# DESCRIPTION OF THE TASK
Write out the material again word for word, dropping any images it holds.

# DATA

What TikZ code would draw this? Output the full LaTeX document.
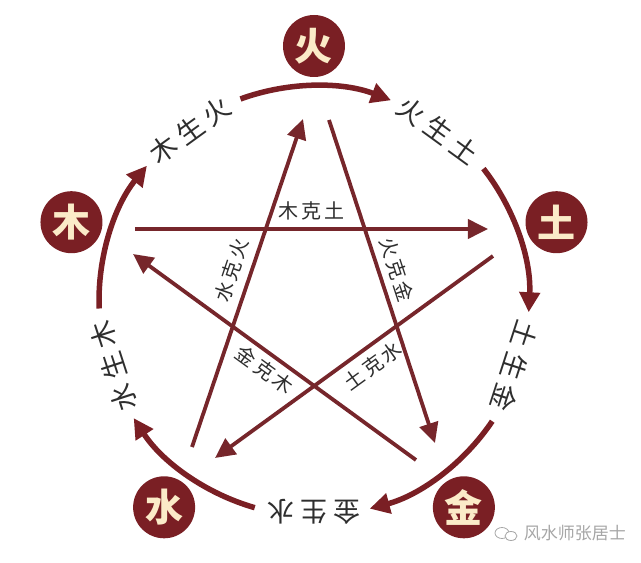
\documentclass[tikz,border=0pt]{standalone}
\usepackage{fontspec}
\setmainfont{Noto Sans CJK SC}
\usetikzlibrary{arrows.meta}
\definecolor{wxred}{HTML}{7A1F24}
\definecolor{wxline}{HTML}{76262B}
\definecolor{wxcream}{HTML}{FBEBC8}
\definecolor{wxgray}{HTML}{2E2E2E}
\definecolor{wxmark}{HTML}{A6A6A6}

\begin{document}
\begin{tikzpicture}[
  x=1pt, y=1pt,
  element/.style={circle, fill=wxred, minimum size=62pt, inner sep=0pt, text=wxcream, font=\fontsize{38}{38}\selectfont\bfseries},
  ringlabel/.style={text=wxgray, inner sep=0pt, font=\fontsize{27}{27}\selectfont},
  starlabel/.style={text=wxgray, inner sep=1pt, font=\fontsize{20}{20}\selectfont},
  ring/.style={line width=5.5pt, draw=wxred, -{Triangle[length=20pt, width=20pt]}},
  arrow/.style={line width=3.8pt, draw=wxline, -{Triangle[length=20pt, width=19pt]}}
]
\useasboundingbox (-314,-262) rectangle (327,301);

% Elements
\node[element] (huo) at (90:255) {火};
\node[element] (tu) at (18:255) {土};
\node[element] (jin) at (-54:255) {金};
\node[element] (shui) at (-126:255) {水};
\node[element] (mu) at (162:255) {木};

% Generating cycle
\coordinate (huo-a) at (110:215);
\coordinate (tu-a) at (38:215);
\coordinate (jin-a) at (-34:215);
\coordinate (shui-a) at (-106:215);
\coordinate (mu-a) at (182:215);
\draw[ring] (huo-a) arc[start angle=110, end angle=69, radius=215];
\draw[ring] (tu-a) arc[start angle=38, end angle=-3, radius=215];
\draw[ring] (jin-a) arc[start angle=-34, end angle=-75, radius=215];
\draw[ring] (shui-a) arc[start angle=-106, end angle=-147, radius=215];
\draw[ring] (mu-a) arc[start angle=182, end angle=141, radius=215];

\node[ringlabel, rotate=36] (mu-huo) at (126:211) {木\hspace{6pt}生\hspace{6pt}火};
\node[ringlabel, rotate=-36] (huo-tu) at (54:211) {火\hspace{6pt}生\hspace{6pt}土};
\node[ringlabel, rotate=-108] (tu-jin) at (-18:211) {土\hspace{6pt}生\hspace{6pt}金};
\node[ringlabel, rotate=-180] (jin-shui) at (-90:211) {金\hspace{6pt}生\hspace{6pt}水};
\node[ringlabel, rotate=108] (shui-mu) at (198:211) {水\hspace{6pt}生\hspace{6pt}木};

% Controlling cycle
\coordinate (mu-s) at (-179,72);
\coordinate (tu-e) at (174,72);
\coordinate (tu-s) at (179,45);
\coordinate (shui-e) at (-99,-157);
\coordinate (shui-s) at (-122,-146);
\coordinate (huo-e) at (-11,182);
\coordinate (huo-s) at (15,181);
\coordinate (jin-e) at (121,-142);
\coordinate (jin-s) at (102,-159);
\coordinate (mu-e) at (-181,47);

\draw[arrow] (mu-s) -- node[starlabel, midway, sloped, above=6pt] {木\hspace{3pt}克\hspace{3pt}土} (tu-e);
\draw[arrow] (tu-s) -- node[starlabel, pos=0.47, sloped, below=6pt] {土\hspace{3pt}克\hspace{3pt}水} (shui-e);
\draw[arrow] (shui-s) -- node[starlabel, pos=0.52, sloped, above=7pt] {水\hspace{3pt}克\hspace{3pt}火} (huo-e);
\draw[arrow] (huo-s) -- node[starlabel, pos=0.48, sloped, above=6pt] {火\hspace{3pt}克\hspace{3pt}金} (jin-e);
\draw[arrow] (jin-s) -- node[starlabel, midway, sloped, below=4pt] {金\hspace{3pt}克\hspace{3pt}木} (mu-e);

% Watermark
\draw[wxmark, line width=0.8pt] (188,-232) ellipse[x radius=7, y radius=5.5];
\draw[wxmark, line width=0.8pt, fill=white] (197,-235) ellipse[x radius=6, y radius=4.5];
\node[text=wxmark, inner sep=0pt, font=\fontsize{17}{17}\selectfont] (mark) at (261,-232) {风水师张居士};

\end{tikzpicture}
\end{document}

# COMPLETE RESPONSE
What TikZ code would draw this? Output the full LaTeX document.
\documentclass[tikz,border=0pt]{standalone}
\usepackage{fontspec}
\setmainfont{Noto Sans CJK SC}
\usetikzlibrary{arrows.meta}
\definecolor{wxred}{HTML}{7A1F24}
\definecolor{wxline}{HTML}{76262B}
\definecolor{wxcream}{HTML}{FBEBC8}
\definecolor{wxgray}{HTML}{2E2E2E}
\definecolor{wxmark}{HTML}{A6A6A6}

\begin{document}
\begin{tikzpicture}[
  x=1pt, y=1pt,
  element/.style={circle, fill=wxred, minimum size=62pt, inner sep=0pt, text=wxcream, font=\fontsize{38}{38}\selectfont\bfseries},
  ringlabel/.style={text=wxgray, inner sep=0pt, font=\fontsize{27}{27}\selectfont},
  starlabel/.style={text=wxgray, inner sep=1pt, font=\fontsize{20}{20}\selectfont},
  ring/.style={line width=5.5pt, draw=wxred, -{Triangle[length=20pt, width=20pt]}},
  arrow/.style={line width=3.8pt, draw=wxline, -{Triangle[length=20pt, width=19pt]}}
]
\useasboundingbox (-314,-262) rectangle (327,301);

% Elements
\node[element] (huo) at (90:255) {火};
\node[element] (tu) at (18:255) {土};
\node[element] (jin) at (-54:255) {金};
\node[element] (shui) at (-126:255) {水};
\node[element] (mu) at (162:255) {木};

% Generating cycle
\coordinate (huo-a) at (110:215);
\coordinate (tu-a) at (38:215);
\coordinate (jin-a) at (-34:215);
\coordinate (shui-a) at (-106:215);
\coordinate (mu-a) at (182:215);
\draw[ring] (huo-a) arc[start angle=110, end angle=69, radius=215];
\draw[ring] (tu-a) arc[start angle=38, end angle=-3, radius=215];
\draw[ring] (jin-a) arc[start angle=-34, end angle=-75, radius=215];
\draw[ring] (shui-a) arc[start angle=-106, end angle=-147, radius=215];
\draw[ring] (mu-a) arc[start angle=182, end angle=141, radius=215];

\node[ringlabel, rotate=36] (mu-huo) at (126:211) {木\hspace{6pt}生\hspace{6pt}火};
\node[ringlabel, rotate=-36] (huo-tu) at (54:211) {火\hspace{6pt}生\hspace{6pt}土};
\node[ringlabel, rotate=-108] (tu-jin) at (-18:211) {土\hspace{6pt}生\hspace{6pt}金};
\node[ringlabel, rotate=-180] (jin-shui) at (-90:211) {金\hspace{6pt}生\hspace{6pt}水};
\node[ringlabel, rotate=108] (shui-mu) at (198:211) {水\hspace{6pt}生\hspace{6pt}木};

% Controlling cycle
\coordinate (mu-s) at (-179,72);
\coordinate (tu-e) at (174,72);
\coordinate (tu-s) at (179,45);
\coordinate (shui-e) at (-99,-157);
\coordinate (shui-s) at (-122,-146);
\coordinate (huo-e) at (-11,182);
\coordinate (huo-s) at (15,181);
\coordinate (jin-e) at (121,-142);
\coordinate (jin-s) at (102,-159);
\coordinate (mu-e) at (-181,47);

\draw[arrow] (mu-s) -- node[starlabel, midway, sloped, above=6pt] {木\hspace{3pt}克\hspace{3pt}土} (tu-e);
\draw[arrow] (tu-s) -- node[starlabel, pos=0.47, sloped, below=6pt] {土\hspace{3pt}克\hspace{3pt}水} (shui-e);
\draw[arrow] (shui-s) -- node[starlabel, pos=0.52, sloped, above=7pt] {水\hspace{3pt}克\hspace{3pt}火} (huo-e);
\draw[arrow] (huo-s) -- node[starlabel, pos=0.48, sloped, above=6pt] {火\hspace{3pt}克\hspace{3pt}金} (jin-e);
\draw[arrow] (jin-s) -- node[starlabel, midway, sloped, below=4pt] {金\hspace{3pt}克\hspace{3pt}木} (mu-e);

% Watermark
\draw[wxmark, line width=0.8pt] (188,-232) ellipse[x radius=7, y radius=5.5];
\draw[wxmark, line width=0.8pt, fill=white] (197,-235) ellipse[x radius=6, y radius=4.5];
\node[text=wxmark, inner sep=0pt, font=\fontsize{17}{17}\selectfont] (mark) at (261,-232) {风水师张居士};

\end{tikzpicture}
\end{document}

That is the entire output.